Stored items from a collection
┌──

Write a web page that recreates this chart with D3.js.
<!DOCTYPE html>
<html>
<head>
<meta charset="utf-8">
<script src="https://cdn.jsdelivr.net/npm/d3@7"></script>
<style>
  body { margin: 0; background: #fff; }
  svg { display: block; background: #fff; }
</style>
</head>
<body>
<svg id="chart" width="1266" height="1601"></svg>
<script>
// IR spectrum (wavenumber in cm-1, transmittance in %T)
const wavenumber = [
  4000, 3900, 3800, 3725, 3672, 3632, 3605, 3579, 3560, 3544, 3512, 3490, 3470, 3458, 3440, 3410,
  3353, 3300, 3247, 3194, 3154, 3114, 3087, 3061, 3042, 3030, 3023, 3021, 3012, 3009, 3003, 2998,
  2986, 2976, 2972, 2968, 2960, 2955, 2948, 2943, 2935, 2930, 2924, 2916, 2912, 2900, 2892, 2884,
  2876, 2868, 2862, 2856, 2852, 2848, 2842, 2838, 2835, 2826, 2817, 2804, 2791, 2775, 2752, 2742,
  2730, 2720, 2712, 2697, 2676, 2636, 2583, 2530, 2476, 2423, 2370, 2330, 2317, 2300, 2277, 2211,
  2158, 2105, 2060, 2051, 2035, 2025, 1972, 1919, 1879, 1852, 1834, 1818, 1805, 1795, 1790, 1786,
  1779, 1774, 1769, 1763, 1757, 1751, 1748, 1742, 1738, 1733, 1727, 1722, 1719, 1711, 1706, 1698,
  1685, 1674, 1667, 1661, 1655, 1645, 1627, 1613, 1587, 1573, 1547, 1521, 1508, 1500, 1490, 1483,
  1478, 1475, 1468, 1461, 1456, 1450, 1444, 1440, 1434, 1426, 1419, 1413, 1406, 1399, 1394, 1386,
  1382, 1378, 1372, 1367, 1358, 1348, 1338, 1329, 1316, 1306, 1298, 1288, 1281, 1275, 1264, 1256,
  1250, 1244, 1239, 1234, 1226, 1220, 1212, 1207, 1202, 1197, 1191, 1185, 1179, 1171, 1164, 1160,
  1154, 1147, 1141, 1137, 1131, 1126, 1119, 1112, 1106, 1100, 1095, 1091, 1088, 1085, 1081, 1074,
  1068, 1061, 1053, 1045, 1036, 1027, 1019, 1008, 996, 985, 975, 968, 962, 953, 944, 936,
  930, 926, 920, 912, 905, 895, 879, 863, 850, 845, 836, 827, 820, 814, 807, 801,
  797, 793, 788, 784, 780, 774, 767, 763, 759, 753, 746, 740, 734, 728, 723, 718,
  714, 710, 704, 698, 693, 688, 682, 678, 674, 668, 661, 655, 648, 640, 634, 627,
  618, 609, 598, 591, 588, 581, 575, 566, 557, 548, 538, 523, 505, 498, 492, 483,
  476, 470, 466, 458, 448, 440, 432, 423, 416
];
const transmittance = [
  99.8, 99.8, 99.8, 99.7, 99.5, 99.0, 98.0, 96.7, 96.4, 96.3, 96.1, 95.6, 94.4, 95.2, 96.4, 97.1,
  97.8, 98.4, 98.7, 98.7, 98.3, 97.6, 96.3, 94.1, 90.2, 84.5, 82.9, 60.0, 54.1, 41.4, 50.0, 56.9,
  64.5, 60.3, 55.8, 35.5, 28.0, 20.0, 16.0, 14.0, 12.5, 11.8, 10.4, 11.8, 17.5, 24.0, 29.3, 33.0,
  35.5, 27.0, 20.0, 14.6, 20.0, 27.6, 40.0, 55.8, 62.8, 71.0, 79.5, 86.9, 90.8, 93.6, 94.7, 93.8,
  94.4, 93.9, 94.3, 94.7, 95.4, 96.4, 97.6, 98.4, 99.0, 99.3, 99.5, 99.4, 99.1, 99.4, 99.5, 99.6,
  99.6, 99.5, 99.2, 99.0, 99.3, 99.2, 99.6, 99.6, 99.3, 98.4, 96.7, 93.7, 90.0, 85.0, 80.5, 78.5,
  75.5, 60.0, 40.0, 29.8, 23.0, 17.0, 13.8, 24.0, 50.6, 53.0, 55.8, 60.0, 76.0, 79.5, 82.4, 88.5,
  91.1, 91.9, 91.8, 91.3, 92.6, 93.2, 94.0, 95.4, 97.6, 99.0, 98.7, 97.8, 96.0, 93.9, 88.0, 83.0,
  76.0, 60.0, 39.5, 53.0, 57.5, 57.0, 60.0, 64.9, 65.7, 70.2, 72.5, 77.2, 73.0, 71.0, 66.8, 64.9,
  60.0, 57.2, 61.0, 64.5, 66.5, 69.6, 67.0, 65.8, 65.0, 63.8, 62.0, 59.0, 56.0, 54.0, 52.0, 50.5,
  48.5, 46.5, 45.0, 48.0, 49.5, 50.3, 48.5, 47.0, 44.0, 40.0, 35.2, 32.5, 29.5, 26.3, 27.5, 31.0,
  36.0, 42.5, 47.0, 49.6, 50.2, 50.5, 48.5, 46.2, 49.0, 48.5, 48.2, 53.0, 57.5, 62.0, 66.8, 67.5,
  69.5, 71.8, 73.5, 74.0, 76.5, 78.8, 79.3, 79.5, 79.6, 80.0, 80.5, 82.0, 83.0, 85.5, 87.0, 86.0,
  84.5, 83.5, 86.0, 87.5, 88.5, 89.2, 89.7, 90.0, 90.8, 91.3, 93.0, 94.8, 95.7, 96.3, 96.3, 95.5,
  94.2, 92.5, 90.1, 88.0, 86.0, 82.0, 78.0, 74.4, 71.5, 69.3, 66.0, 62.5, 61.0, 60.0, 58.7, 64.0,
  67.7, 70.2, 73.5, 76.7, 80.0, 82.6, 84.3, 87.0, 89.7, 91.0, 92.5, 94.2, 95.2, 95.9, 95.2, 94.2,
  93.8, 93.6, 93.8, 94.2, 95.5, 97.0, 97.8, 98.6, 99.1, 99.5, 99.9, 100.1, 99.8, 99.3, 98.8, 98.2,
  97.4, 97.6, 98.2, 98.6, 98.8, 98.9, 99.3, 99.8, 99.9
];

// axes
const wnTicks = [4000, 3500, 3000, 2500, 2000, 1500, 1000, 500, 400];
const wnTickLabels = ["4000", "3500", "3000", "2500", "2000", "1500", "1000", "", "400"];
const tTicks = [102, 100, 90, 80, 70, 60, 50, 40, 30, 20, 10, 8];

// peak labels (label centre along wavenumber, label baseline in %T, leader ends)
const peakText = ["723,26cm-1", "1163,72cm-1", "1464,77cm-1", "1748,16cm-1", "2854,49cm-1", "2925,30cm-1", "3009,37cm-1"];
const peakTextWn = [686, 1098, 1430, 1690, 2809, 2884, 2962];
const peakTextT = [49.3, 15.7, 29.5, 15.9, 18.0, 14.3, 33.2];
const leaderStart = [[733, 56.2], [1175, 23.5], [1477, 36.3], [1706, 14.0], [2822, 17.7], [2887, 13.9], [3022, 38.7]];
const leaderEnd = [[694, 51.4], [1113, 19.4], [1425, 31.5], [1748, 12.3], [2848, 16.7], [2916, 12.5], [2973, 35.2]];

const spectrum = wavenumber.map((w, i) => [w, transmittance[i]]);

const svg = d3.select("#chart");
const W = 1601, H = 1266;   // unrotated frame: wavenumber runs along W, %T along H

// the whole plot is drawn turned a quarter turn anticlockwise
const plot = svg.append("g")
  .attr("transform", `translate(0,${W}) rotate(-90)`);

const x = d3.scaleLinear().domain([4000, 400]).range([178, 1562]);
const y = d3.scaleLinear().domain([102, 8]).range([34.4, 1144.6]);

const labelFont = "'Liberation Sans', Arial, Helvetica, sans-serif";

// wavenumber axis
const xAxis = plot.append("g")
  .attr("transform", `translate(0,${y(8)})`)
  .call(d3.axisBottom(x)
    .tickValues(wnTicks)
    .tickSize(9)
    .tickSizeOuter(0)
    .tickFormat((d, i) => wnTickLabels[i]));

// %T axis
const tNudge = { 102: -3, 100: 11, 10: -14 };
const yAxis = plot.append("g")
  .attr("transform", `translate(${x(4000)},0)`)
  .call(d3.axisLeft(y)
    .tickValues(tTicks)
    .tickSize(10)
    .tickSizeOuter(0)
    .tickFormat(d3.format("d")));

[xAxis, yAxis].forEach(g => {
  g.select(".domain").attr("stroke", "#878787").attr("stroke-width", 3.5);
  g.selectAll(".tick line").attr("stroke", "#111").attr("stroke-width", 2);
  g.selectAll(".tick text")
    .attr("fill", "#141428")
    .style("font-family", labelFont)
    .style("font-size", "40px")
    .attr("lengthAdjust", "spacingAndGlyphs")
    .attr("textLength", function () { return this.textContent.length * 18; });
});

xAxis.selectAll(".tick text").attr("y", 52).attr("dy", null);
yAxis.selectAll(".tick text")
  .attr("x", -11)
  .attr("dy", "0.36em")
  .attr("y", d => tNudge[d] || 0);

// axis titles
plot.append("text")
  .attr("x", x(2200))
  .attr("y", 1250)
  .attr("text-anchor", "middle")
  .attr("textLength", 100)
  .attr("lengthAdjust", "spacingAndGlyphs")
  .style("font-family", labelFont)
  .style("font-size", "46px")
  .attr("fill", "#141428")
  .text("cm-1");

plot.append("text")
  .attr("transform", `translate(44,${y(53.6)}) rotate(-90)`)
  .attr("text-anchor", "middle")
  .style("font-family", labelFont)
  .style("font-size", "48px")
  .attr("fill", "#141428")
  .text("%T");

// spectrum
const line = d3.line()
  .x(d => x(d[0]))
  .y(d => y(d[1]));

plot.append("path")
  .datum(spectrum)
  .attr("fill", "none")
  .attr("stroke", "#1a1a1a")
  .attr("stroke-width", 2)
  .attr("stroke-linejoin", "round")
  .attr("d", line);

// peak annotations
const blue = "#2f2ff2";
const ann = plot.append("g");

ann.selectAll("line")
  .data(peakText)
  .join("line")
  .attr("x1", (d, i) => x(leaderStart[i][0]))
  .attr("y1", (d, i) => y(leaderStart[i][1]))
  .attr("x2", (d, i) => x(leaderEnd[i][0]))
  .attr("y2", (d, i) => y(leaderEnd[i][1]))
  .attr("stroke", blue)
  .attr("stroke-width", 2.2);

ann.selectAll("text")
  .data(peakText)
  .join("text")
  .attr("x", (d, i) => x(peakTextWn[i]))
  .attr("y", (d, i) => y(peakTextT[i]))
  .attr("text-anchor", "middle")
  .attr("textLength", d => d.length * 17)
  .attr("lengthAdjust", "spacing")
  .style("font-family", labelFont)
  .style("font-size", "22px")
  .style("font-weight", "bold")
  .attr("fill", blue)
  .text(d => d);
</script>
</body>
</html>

└──
┌──

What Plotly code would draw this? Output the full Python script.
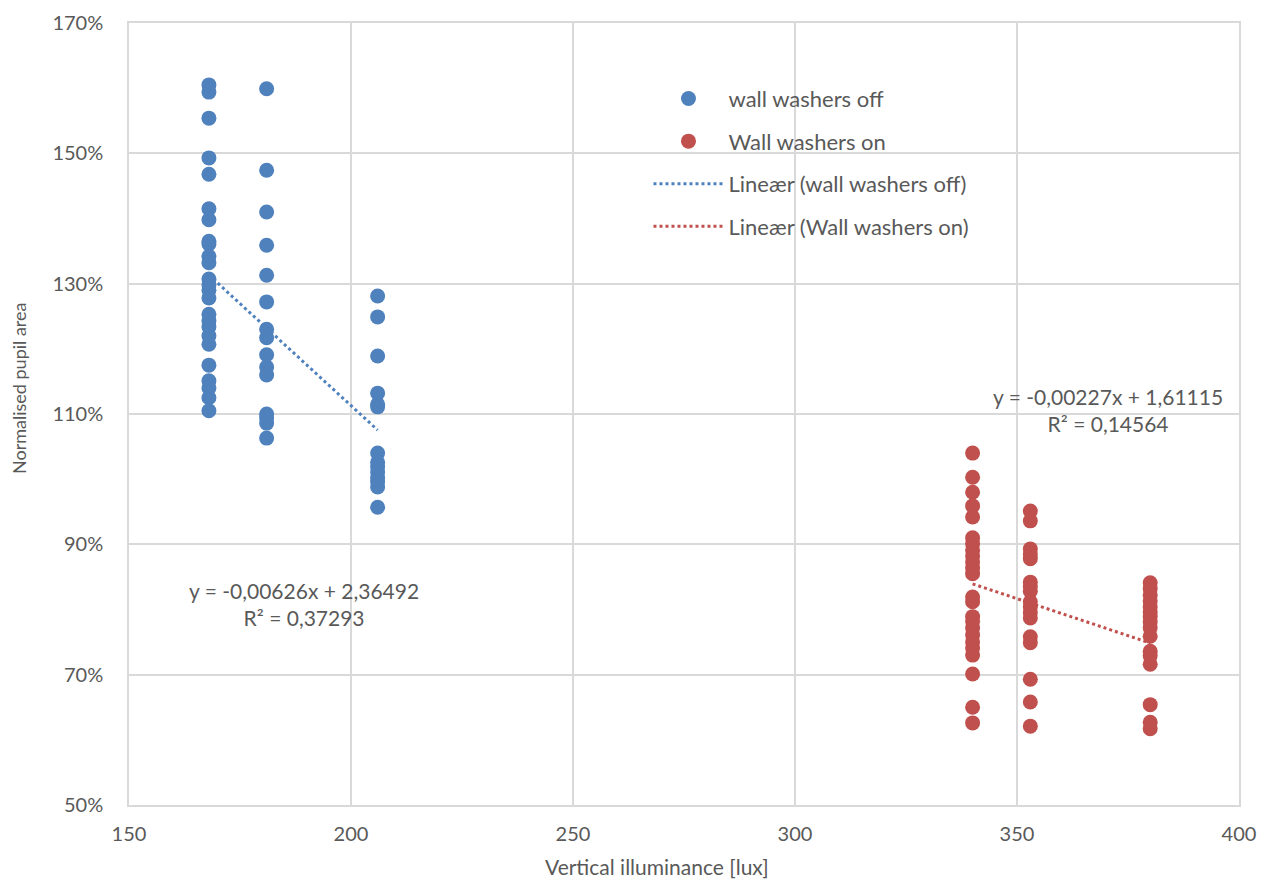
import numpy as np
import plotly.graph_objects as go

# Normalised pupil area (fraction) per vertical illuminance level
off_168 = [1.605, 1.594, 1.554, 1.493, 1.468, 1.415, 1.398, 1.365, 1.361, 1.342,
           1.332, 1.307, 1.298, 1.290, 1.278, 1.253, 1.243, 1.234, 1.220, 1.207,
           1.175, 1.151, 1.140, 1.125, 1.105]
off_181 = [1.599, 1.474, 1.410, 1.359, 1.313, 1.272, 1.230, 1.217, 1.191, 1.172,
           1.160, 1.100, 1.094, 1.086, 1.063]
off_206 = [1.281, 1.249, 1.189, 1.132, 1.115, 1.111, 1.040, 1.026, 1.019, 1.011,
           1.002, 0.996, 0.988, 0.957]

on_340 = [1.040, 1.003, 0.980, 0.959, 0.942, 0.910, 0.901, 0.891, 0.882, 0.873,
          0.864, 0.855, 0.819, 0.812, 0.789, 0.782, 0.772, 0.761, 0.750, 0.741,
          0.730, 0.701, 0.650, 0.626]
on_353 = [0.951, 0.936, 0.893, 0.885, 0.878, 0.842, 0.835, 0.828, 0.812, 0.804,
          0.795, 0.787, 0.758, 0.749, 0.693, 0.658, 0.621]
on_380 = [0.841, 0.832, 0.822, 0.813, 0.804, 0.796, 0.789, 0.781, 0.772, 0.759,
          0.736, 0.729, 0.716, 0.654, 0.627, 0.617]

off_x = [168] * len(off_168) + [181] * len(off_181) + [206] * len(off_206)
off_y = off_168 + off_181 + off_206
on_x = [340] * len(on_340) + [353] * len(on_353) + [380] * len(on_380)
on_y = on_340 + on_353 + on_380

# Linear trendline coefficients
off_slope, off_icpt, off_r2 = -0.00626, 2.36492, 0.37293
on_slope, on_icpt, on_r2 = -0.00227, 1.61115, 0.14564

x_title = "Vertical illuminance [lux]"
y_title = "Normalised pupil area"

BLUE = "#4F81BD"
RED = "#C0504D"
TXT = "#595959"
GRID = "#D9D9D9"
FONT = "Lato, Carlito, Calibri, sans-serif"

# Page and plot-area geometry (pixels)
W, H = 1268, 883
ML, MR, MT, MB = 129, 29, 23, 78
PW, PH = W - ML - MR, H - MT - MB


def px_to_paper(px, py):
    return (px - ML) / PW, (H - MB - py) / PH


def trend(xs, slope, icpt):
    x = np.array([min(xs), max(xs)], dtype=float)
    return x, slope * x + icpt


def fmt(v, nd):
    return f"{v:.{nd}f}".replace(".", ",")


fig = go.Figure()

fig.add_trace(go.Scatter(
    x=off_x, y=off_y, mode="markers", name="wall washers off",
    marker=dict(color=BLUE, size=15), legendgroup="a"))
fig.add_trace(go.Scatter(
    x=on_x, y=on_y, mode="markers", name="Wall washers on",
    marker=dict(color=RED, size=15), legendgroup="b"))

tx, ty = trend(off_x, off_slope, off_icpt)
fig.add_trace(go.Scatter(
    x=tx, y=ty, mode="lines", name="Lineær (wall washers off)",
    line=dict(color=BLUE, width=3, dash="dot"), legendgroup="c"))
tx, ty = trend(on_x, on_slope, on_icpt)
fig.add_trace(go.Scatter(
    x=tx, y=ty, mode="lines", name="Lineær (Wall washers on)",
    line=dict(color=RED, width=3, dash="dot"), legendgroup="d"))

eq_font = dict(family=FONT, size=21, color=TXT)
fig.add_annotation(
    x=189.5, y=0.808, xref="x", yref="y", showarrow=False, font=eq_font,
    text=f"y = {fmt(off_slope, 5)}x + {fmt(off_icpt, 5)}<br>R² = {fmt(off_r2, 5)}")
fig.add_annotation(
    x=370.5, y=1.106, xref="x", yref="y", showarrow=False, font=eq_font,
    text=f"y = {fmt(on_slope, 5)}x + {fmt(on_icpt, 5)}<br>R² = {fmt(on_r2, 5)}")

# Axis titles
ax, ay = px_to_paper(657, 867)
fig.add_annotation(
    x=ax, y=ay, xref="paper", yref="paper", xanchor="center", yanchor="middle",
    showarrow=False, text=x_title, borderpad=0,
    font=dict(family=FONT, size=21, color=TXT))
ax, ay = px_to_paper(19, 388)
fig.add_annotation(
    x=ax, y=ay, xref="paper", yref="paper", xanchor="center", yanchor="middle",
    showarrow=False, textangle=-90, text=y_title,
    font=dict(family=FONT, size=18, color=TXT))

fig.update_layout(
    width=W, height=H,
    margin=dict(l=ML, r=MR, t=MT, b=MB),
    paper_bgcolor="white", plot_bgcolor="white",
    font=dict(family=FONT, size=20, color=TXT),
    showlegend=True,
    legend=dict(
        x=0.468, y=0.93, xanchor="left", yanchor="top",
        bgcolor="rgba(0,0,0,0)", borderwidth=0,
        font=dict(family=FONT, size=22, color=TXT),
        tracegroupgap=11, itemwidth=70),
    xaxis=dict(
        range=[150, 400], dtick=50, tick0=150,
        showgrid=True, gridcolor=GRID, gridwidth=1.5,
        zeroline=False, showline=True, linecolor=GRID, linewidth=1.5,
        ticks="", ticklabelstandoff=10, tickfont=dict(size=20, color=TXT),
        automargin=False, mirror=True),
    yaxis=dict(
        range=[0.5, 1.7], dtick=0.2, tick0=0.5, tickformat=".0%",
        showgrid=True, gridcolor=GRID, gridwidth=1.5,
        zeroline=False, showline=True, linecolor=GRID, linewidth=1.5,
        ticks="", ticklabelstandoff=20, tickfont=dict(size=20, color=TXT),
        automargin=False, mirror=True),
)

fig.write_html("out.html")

└──

**Do this**.
Using the data above, extract exactly the lines from the one containing "What Plotly code" through the one containing "return x, slope * x + icpt". Pictures are left out.

**Complete answer**.
What Plotly code would draw this? Output the full Python script.
import numpy as np
import plotly.graph_objects as go

# Normalised pupil area (fraction) per vertical illuminance level
off_168 = [1.605, 1.594, 1.554, 1.493, 1.468, 1.415, 1.398, 1.365, 1.361, 1.342,
           1.332, 1.307, 1.298, 1.290, 1.278, 1.253, 1.243, 1.234, 1.220, 1.207,
           1.175, 1.151, 1.140, 1.125, 1.105]
off_181 = [1.599, 1.474, 1.410, 1.359, 1.313, 1.272, 1.230, 1.217, 1.191, 1.172,
           1.160, 1.100, 1.094, 1.086, 1.063]
off_206 = [1.281, 1.249, 1.189, 1.132, 1.115, 1.111, 1.040, 1.026, 1.019, 1.011,
           1.002, 0.996, 0.988, 0.957]

on_340 = [1.040, 1.003, 0.980, 0.959, 0.942, 0.910, 0.901, 0.891, 0.882, 0.873,
          0.864, 0.855, 0.819, 0.812, 0.789, 0.782, 0.772, 0.761, 0.750, 0.741,
          0.730, 0.701, 0.650, 0.626]
on_353 = [0.951, 0.936, 0.893, 0.885, 0.878, 0.842, 0.835, 0.828, 0.812, 0.804,
          0.795, 0.787, 0.758, 0.749, 0.693, 0.658, 0.621]
on_380 = [0.841, 0.832, 0.822, 0.813, 0.804, 0.796, 0.789, 0.781, 0.772, 0.759,
          0.736, 0.729, 0.716, 0.654, 0.627, 0.617]

off_x = [168] * len(off_168) + [181] * len(off_181) + [206] * len(off_206)
off_y = off_168 + off_181 + off_206
on_x = [340] * len(on_340) + [353] * len(on_353) + [380] * len(on_380)
on_y = on_340 + on_353 + on_380

# Linear trendline coefficients
off_slope, off_icpt, off_r2 = -0.00626, 2.36492, 0.37293
on_slope, on_icpt, on_r2 = -0.00227, 1.61115, 0.14564

x_title = "Vertical illuminance [lux]"
y_title = "Normalised pupil area"

BLUE = "#4F81BD"
RED = "#C0504D"
TXT = "#595959"
GRID = "#D9D9D9"
FONT = "Lato, Carlito, Calibri, sans-serif"

# Page and plot-area geometry (pixels)
W, H = 1268, 883
ML, MR, MT, MB = 129, 29, 23, 78
PW, PH = W - ML - MR, H - MT - MB


def px_to_paper(px, py):
    return (px - ML) / PW, (H - MB - py) / PH


def trend(xs, slope, icpt):
    x = np.array([min(xs), max(xs)], dtype=float)
    return x, slope * x + icpt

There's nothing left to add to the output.